→ PROBLEM DETAILS: Filter the records below and copy every line containing the word "that".

→ Figure scripts:
start

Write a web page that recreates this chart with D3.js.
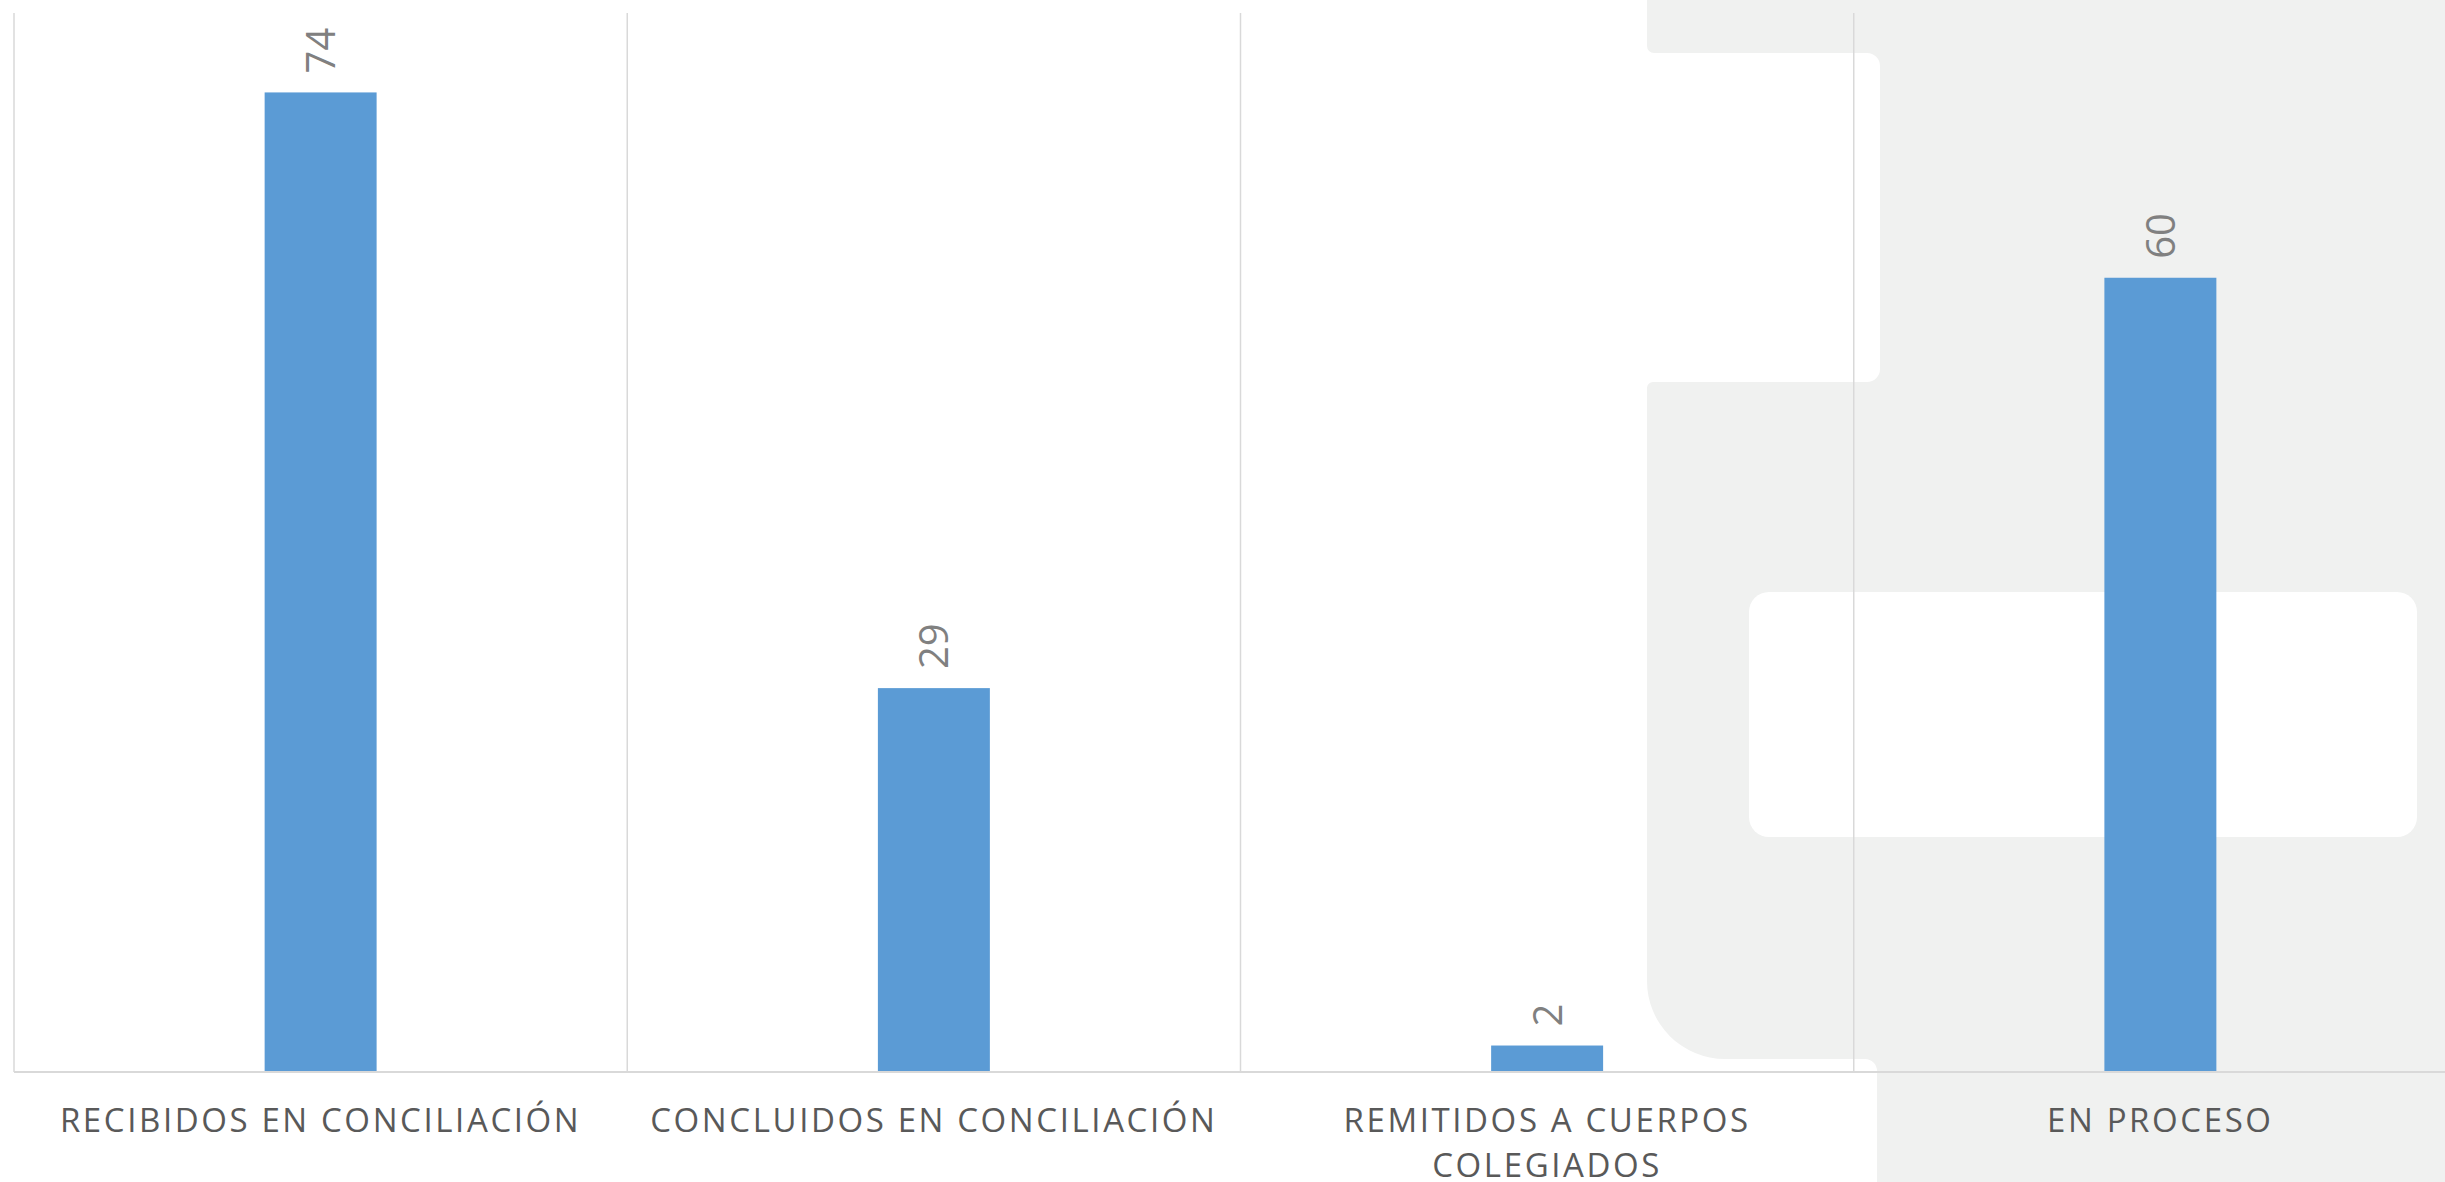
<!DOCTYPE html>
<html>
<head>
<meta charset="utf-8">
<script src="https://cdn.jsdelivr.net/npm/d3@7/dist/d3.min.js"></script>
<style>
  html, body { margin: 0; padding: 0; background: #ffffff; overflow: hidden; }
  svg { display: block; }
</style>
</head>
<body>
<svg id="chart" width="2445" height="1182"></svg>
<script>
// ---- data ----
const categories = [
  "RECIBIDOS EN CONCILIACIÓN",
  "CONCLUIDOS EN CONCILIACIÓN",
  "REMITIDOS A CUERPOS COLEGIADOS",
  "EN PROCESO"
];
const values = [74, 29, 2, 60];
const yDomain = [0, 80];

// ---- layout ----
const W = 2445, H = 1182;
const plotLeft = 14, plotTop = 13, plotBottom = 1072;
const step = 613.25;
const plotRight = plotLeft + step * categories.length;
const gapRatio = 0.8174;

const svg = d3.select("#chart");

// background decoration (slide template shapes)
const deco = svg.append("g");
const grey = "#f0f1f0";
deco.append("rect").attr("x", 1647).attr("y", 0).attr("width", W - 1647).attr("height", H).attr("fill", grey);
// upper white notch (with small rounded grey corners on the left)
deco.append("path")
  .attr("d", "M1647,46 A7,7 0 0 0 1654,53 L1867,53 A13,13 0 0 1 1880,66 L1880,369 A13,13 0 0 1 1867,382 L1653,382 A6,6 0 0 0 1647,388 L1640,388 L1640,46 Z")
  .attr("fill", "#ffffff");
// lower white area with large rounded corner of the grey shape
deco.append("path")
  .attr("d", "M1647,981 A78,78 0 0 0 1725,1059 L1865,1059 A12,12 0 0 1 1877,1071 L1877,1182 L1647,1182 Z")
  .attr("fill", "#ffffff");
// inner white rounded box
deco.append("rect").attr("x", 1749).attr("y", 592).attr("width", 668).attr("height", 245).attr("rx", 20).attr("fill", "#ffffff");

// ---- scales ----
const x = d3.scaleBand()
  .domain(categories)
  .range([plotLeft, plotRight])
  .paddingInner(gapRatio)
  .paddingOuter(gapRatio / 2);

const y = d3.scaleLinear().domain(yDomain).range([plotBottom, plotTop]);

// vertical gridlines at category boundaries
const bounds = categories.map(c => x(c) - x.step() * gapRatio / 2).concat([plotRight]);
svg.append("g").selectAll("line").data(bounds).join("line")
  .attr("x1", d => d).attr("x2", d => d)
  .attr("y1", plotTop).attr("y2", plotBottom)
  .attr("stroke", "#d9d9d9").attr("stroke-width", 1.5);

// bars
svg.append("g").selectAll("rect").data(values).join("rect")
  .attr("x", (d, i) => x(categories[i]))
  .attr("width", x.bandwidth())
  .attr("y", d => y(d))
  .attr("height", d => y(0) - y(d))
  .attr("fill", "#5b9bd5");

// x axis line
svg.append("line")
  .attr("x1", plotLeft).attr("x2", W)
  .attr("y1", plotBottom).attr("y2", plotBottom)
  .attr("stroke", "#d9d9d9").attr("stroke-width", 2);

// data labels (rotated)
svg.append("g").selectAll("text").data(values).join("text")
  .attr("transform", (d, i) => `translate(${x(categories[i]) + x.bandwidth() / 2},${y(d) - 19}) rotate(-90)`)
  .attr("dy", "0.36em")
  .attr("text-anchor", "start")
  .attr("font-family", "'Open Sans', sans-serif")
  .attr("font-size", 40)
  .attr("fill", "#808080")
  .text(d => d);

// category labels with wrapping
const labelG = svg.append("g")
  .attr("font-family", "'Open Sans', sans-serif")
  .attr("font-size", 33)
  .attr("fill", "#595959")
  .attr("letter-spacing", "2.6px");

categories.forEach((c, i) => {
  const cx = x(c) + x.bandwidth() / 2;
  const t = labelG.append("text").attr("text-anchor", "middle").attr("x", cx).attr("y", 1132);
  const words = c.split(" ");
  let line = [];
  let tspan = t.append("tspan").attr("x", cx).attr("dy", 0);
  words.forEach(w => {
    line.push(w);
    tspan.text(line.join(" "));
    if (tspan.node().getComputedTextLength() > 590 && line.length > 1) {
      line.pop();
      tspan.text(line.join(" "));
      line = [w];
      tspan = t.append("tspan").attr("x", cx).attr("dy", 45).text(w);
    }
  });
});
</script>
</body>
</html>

end
start

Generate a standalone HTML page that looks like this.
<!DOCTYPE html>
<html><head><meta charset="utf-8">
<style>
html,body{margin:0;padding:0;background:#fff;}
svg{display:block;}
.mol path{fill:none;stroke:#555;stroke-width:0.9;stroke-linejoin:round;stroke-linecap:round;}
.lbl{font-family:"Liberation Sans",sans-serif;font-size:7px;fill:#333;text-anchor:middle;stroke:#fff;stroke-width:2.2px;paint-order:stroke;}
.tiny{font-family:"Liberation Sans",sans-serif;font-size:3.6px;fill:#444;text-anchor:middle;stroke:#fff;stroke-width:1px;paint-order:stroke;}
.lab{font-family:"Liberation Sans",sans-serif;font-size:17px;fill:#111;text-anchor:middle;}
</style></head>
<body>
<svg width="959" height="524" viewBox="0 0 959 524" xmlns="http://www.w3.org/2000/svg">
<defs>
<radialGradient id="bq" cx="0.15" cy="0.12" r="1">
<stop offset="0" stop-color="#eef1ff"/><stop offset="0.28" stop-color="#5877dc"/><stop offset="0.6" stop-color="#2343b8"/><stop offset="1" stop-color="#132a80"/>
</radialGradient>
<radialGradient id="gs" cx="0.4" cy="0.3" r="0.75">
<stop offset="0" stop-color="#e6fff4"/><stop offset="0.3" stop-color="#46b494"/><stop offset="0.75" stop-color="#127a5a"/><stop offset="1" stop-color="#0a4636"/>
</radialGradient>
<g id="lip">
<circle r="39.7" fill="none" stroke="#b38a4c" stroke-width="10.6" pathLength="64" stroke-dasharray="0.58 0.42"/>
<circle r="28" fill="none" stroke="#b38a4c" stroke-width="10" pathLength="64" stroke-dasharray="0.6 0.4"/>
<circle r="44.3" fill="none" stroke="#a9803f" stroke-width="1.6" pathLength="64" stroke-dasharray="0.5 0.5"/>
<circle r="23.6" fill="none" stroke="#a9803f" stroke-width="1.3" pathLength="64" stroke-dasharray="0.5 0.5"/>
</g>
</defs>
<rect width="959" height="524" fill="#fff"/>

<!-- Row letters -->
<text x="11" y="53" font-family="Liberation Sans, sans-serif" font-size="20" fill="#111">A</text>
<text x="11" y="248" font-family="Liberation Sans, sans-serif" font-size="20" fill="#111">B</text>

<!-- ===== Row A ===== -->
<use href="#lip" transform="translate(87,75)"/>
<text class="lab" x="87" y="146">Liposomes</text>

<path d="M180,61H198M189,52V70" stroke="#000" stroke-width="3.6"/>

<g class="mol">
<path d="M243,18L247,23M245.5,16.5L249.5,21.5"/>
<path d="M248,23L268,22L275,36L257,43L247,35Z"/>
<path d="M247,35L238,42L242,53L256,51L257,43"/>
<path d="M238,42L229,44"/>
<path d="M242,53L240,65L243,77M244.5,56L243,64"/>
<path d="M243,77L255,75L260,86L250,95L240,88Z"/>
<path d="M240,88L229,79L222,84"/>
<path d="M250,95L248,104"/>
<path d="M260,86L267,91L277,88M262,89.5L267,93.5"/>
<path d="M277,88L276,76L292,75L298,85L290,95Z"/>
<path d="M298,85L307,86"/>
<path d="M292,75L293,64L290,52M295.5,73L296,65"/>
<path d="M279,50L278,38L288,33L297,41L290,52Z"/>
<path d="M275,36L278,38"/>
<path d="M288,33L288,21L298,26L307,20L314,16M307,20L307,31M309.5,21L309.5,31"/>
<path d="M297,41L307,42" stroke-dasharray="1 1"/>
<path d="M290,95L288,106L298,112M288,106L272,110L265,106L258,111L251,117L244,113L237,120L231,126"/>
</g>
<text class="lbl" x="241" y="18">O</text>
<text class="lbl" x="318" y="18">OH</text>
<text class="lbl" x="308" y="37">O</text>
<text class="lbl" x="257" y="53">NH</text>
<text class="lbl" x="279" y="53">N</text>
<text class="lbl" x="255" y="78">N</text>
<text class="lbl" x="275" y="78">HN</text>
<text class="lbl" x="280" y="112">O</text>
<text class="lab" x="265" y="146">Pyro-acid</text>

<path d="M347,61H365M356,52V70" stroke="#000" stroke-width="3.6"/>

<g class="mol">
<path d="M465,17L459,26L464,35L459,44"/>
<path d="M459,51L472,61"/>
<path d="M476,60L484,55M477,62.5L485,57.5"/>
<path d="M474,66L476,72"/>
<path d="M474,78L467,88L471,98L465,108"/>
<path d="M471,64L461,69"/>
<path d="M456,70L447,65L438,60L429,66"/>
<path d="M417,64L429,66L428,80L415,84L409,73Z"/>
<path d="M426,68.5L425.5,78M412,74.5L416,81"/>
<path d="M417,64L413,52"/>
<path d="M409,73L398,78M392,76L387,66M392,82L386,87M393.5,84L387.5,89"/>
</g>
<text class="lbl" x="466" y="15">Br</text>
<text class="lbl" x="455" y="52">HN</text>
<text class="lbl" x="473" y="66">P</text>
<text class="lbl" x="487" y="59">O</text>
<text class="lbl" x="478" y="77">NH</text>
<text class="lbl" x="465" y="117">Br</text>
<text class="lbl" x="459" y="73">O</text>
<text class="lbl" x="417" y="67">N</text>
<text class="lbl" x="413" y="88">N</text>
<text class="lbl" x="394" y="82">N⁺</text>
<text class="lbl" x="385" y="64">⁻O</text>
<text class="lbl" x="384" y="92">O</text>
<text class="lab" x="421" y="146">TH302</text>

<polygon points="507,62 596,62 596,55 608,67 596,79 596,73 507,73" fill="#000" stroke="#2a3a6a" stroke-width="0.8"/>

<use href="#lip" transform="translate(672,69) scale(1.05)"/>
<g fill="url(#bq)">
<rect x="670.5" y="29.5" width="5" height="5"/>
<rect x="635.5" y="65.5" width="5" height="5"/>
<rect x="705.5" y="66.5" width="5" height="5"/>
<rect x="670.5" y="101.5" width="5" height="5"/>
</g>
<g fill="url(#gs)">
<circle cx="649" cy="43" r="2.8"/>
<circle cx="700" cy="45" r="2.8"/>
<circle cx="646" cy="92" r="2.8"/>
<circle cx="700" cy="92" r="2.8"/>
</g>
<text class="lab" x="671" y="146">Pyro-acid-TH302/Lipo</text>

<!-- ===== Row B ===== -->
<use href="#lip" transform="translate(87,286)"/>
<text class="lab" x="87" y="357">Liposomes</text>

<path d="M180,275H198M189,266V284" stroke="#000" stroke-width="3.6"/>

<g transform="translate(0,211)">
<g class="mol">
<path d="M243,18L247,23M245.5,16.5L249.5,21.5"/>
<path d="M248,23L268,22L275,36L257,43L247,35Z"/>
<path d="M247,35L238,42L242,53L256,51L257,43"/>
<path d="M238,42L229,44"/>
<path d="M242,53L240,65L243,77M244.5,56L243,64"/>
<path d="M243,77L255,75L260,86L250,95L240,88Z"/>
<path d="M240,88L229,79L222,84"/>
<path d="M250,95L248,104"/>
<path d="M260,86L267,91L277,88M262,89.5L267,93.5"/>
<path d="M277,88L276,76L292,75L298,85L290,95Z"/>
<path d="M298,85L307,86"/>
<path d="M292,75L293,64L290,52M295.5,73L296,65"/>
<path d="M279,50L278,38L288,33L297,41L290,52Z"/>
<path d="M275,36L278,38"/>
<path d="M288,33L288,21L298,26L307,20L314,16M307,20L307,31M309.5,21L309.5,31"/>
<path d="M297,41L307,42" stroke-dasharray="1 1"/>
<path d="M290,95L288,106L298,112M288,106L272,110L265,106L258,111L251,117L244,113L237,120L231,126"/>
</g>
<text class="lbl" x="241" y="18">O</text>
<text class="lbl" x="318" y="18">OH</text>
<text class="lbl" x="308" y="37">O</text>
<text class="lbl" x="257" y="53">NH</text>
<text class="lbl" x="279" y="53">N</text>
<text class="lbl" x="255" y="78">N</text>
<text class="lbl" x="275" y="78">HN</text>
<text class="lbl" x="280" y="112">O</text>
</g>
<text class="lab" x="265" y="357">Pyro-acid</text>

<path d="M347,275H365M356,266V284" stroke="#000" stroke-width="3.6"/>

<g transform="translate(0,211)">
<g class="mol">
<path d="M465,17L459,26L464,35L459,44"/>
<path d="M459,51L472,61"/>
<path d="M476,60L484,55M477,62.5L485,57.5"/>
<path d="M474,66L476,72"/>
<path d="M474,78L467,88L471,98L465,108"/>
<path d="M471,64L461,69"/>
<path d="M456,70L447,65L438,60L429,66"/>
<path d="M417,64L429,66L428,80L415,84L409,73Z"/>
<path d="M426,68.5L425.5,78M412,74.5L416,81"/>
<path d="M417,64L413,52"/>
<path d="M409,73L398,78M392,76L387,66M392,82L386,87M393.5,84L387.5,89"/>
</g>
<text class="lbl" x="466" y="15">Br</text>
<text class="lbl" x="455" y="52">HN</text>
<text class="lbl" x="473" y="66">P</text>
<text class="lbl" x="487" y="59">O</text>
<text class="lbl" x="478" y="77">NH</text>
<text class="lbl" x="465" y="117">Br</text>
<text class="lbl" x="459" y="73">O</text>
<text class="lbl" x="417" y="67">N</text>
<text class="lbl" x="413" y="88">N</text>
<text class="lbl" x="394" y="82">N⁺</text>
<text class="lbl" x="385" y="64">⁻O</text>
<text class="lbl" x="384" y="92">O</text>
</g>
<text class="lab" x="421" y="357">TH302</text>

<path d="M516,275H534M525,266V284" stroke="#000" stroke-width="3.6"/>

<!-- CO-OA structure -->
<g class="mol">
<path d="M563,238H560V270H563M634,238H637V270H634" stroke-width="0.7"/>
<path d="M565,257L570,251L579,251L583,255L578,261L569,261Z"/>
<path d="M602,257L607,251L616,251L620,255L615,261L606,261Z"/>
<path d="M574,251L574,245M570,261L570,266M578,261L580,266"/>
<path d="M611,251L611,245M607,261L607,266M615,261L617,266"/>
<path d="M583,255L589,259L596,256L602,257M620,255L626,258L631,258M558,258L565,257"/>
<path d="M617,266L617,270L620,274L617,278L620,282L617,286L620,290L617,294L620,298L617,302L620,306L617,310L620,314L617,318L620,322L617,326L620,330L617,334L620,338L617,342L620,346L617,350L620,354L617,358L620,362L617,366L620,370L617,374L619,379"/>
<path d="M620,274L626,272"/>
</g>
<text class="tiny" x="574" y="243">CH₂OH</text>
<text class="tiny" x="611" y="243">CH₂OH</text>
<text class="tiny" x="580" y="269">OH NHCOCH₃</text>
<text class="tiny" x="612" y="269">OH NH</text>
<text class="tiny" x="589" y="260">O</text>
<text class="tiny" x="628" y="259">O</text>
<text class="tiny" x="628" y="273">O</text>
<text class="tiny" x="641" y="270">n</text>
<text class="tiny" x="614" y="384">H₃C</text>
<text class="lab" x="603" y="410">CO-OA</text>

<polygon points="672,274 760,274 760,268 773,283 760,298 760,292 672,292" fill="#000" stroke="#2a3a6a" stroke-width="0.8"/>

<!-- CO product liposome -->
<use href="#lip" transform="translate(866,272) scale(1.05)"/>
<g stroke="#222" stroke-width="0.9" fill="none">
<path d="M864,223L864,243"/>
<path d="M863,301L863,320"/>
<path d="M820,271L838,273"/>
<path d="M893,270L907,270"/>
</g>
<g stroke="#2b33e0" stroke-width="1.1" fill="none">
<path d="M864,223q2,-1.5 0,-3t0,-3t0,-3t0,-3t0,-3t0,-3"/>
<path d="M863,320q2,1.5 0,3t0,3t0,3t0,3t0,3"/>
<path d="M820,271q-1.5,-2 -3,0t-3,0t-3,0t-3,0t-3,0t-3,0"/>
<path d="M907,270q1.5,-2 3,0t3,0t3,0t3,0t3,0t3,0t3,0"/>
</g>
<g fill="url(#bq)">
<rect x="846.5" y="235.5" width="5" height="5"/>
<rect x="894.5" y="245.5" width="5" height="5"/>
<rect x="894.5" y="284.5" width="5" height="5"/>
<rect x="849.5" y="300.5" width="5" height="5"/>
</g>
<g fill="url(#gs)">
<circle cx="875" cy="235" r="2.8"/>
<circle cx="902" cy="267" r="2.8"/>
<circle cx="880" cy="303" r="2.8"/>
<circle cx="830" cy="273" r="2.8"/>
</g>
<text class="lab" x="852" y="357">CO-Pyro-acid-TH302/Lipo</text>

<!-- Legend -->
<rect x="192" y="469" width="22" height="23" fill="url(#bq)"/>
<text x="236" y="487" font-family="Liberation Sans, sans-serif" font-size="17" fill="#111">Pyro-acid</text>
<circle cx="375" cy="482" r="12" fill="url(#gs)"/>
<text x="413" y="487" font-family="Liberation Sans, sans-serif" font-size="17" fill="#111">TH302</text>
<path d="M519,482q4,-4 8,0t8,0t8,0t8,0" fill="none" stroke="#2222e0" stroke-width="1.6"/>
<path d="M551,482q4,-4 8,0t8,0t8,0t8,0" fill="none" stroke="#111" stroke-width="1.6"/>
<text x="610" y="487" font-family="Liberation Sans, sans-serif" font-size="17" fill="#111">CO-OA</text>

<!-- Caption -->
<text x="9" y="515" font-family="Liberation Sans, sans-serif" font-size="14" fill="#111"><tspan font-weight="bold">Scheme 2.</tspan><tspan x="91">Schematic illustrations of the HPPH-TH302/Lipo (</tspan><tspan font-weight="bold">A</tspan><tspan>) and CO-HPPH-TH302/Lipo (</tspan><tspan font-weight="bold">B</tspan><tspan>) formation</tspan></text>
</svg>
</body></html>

end

→ EXPECTED ANSWER:
Write a web page that recreates this chart with D3.js.
Generate a standalone HTML page that looks like this.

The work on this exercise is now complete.